6/22/2005

キャッチボールからリフティングへ。

 生まれて初めて、親という立場で授業参観に行った。子供の頃「来られる側」だった時は「ええかっこ」がしたかったので過剰に力が入っていたのと、先生も妙に余所行きだったのを覚えているが、「来る側」としても授業参観はややこしい。


 まず「来られる側」の心理が判っているので、子供に無駄なプレッシャーを与えたく無い。だから、出来るだけ子供が意識しない、それでいて我が子が良く見えるポジションを確保したいということになる。ところがそういう場所は限られているので位置取りからして難しいのだ。

 さらに今回は「親子体操」なるプログラムが組まれていた。親子のスキンシップをはかりながらいい汗をかきませんか、という意図なのだろうけれど、まだ小さな我が子に全力で向うわけにはいかないので、力加減がやたらと難しい。

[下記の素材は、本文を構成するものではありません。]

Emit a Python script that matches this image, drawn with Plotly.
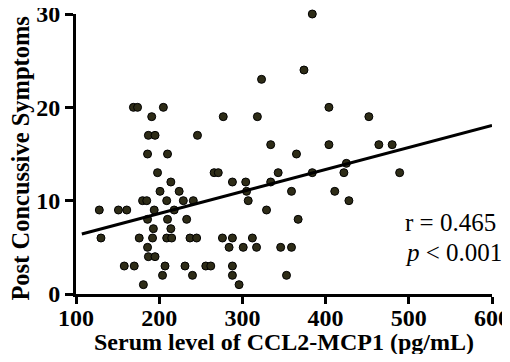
import plotly.graph_objects as go

# Scatter data: serum CCL2-MCP1 level (pg/mL) vs post concussive symptom score
ccl2 = [384,
        374,
        323,
        169, 174, 205, 404,
        191, 277, 318, 452,
        187, 195, 246,
        334, 404, 464, 480,
        186, 210, 365,
        425,
        198, 266, 271, 343, 384, 422, 489,
        214, 288, 304, 334,
        201, 224, 305, 359, 411,
        180, 185, 209, 229, 241, 307, 428,
        128, 151, 161, 194, 218, 329,
        186, 210, 233, 367,
        193, 214,
        130, 176, 192, 209, 215, 237, 245, 276, 288, 312,
        186, 284, 301, 317, 346, 359,
        187, 195,
        158, 170, 207, 231, 256, 262, 288,
        204, 240, 288, 353,
        181, 296]
symptoms = [30,
            24,
            23,
            20, 20, 20, 20,
            19, 19, 19, 19,
            17, 17, 17,
            16, 16, 16, 16,
            15, 15, 15,
            14,
            13, 13, 13, 13, 13, 13, 13,
            12, 12, 12, 12,
            11, 11, 11, 11, 11,
            10, 10, 10, 10, 10, 10, 10,
            9, 9, 9, 9, 9, 9,
            8, 8, 8, 8,
            7, 7,
            6, 6, 6, 6, 6, 6, 6, 6, 6, 6,
            5, 5, 5, 5, 5, 5,
            4, 4,
            3, 3, 3, 3, 3, 3, 3,
            2, 2, 2, 2,
            1, 1]

# Regression line
fit_slope = 0.0236
fit_intercept = 3.90
fit_x = [107, 600]
fit_y = [fit_intercept + fit_slope * v for v in fit_x]

x_ticks = [100, 200, 300, 400, 500, 600]
y_ticks = [0, 10, 20, 30]
stats_r = "r = 0.465"
stats_p = "<i>p</i> &lt; 0.001"

serif = "Times New Roman, Liberation Serif, serif"

fig = go.Figure()
fig.add_trace(go.Scatter(
    x=ccl2, y=symptoms, mode="markers",
    marker=dict(size=8, color="#2e2c17", line=dict(width=1, color="black")),
    cliponaxis=False, showlegend=False))
fig.add_trace(go.Scatter(
    x=fit_x, y=fit_y, mode="lines",
    line=dict(color="black", width=3), showlegend=False))

axis_common = dict(
    showline=True, linewidth=3, linecolor="black",
    ticks="outside", tickwidth=3, tickcolor="black",
    showgrid=False, zeroline=False, automargin=False,
    ticklabeloverflow="allow",
    tickfont=dict(family=serif, size=24, color="black", weight="bold"),
)
fig.update_xaxes(range=[100, 600], tickvals=x_ticks, ticklen=7,
                 ticklabelstandoff=-7, **axis_common)
fig.update_yaxes(range=[0, 30], tickvals=y_ticks, ticklen=8, **axis_common)

fig.add_annotation(text="Post Concussive Symptoms", xref="paper", yref="paper",
                   x=-0.133, y=0.486, textangle=-90, showarrow=False,
                   xanchor="center", yanchor="middle",
                   font=dict(family=serif, size=24.5, color="black", weight="bold"))
fig.add_annotation(text="Serum level of CCL2-MCP1 (pg/mL)", xref="paper", yref="paper",
                   x=0.5, y=-0.171, showarrow=False,
                   xanchor="center", yanchor="middle",
                   font=dict(family=serif, size=24, color="black", weight="bold"))
fig.add_annotation(text=stats_r, xref="x", yref="y", x=493, y=7.7,
                   showarrow=False, xanchor="left", yanchor="middle",
                   font=dict(family=serif, size=25, color="black"))
fig.add_annotation(text=stats_p, xref="x", yref="y", x=493, y=4.5,
                   showarrow=False, xanchor="left", yanchor="middle",
                   font=dict(family=serif, size=25, color="black"))

# The page body adds an 8px margin; size the figure so the page needs no scrollbars
fig.update_layout(
    width=494, height=346,
    margin=dict(l=68, r=10, t=6, b=60),
    plot_bgcolor="white", paper_bgcolor="white",
)

fig.write_html("out.html")
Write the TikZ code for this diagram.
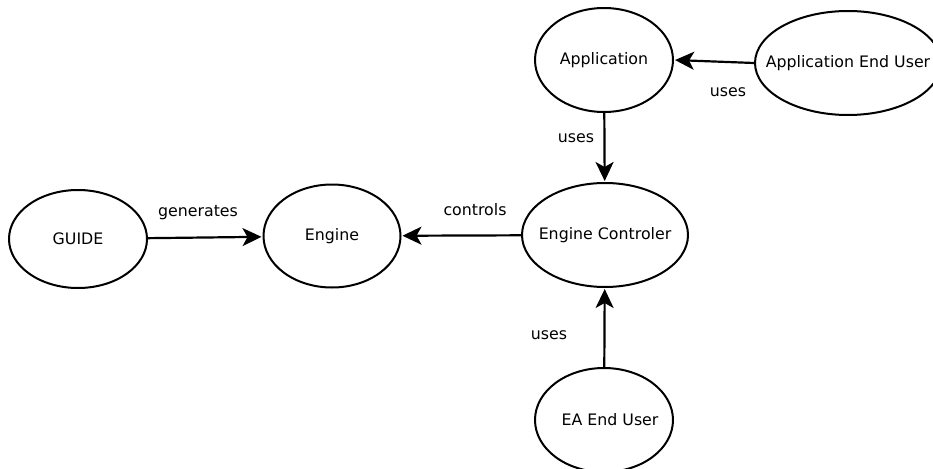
\documentclass[tikz,border=0pt]{standalone}
\usepackage{fontspec}
\setmainfont{DejaVu Sans}
\usetikzlibrary{arrows.meta,shapes.geometric}
\begin{document}
\begin{tikzpicture}[x=1pt,y=-1pt,
  ell/.style={draw, line width=2pt, ellipse, inner sep=0pt, font=\fontsize{15.8}{18}\selectfont},
  arr/.style={line width=2.2pt, -{Stealth[length=19pt,width=18pt,inset=5pt]}, shorten >=1pt},
  lbl/.style={font=\fontsize{15.8}{18}\selectfont}]
\useasboundingbox (0,0) rectangle (933,468);
\node[ell, minimum width=138pt, minimum height=98pt] (guide) at (78,239) {\makebox[0pt]{GUIDE}};
\node[ell, minimum width=137pt, minimum height=103pt] (engine) at (332,236) {\makebox[0pt]{\raisebox{-3pt}{Engine}}};
\node[ell, minimum width=166pt, minimum height=104pt] (ec) at (605,235) {\makebox[0pt]{Engine Controler}};
\node[ell, minimum width=138pt, minimum height=104pt] (app) at (604,60) {\makebox[0pt]{Application}};
\node[ell, minimum width=186pt, minimum height=104pt] (aeu) at (848,63) {\makebox[0pt]{\raisebox{-2pt}{Application End User}}};
\node[ell, minimum width=138pt, minimum height=104pt] (ea) at (604,420) {\makebox[0pt]{\hspace*{12pt}\raisebox{-3pt}{EA End User}}};
\draw[arr] (guide) -- (engine);
\draw[arr] (ec) -- (engine);
\draw[arr] (app) -- (ec);
\draw[arr] (aeu.west) -- (app.east);
\draw[arr] (ea) -- (ec);
\node[lbl] (l1) at (198,213) {generates};
\node[lbl] (l2) at (475,210) {controls};
\node[lbl] (l3) at (576,138) {uses};
\node[lbl] (l4) at (728,92) {uses};
\node[lbl] (l5) at (549,335) {uses};
\end{tikzpicture}
\end{document}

 一番難しかったのが「キャッチボール」、タオルを何度も結んで柔らかいボールを作り、それでキャッチボールをするのだが、これが上手くいかない。どれだけ緩やかなボールを投げても子供がキャッチできないのだ。

 一瞬我が子の動体視力を疑ったのだが、他の子を見ても、私が子供の頃と比べて格段に「投げる」「捕る」という動作が下手だった。


 思い返すと私は子供の頃大の野球少年だった。旧制高校、帝国大学の野球部でならした祖父を相手に、ヒマが有ればキャッチボールをしていた。阪急の山田のマネをしてアンダースローもしていたし、スライダーとサークルチェンジぐらいはマスターしていた。

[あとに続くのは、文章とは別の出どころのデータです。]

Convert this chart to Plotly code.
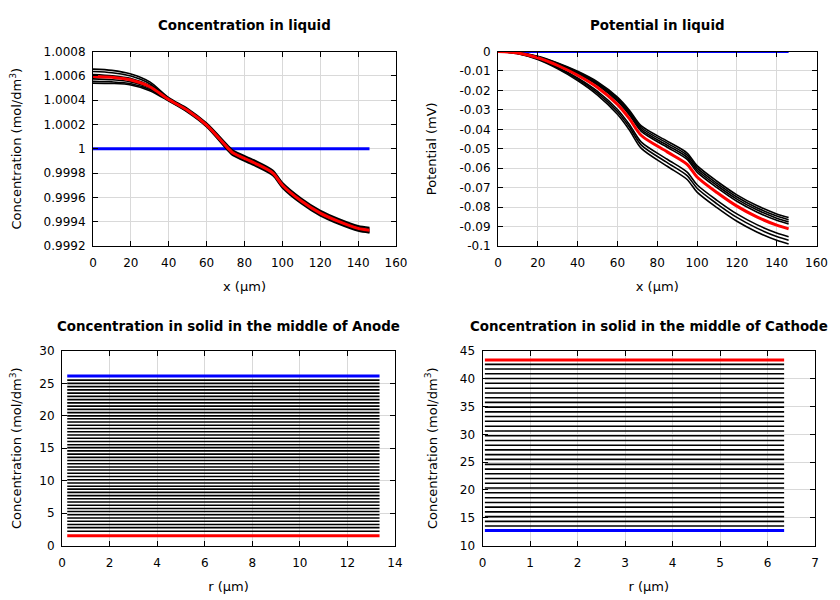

 ただ私が特別な存在だったわけではなく、周りの子も皆同じように野球をしていた。リトルリーグやクラブに入っていなくても、路地裏とボールが有れば遊びは野球と決まっていた。丁度「うちの子はゲームばかりして」と言われだした世代だったが、結構外で遊んでいた記憶がある。


 ただそれから20年以上の年月が経った。近所でキャッチボールをする子供の姿は極端に少なくなった。別に全ての子がサッカーやテレビゲームに宗旨替えしたわけではないが、ともかく街角から気持ちいいミットの音を聞くことが無くなった。それと正比例するように、ボールを扱える子供が少なくなっていった。

 自分が至極当たり前だと思っていたキャッチボールという動作は、意外と修練のいるものだったのだ。ジェネレーションギャップを感じた出来事だった。


 ところでセレッソが発行しているオフィシャルマガジン「12th」に今号から「Soccer Kids」という子供向けの冊子が同封されている。

 小学校低学年向けの冊子なのだけれど、サッカー教室の様子やちょっとしたテクニック講座(眞中コーチと横山コーチが実演している。贅沢極まりない!)、運動中の効果的な水分摂取方、夏バテしない食事の啓蒙などかなり充実した内容になっている。親の世代が見てもかなり面白い。

 こういう冊子からサッカーに興味を持つ子供もいるだろう。セレッソにはちびっ子のアイドルモリシもいる事だし、意外とすんなり根付いてくれるかもしれない。


 そうなってくると、私に孫が出来る頃には「おじいちゃんリフティングも出来ないの?」なんて事を言われる時代になっているかもしれない。何が有っても不思議ではない。祖父の時代に野球を始めるよりも、今の子供たちがサッカーを始めるほうが、はるかに簡単だし、恵まれた環境なのだから。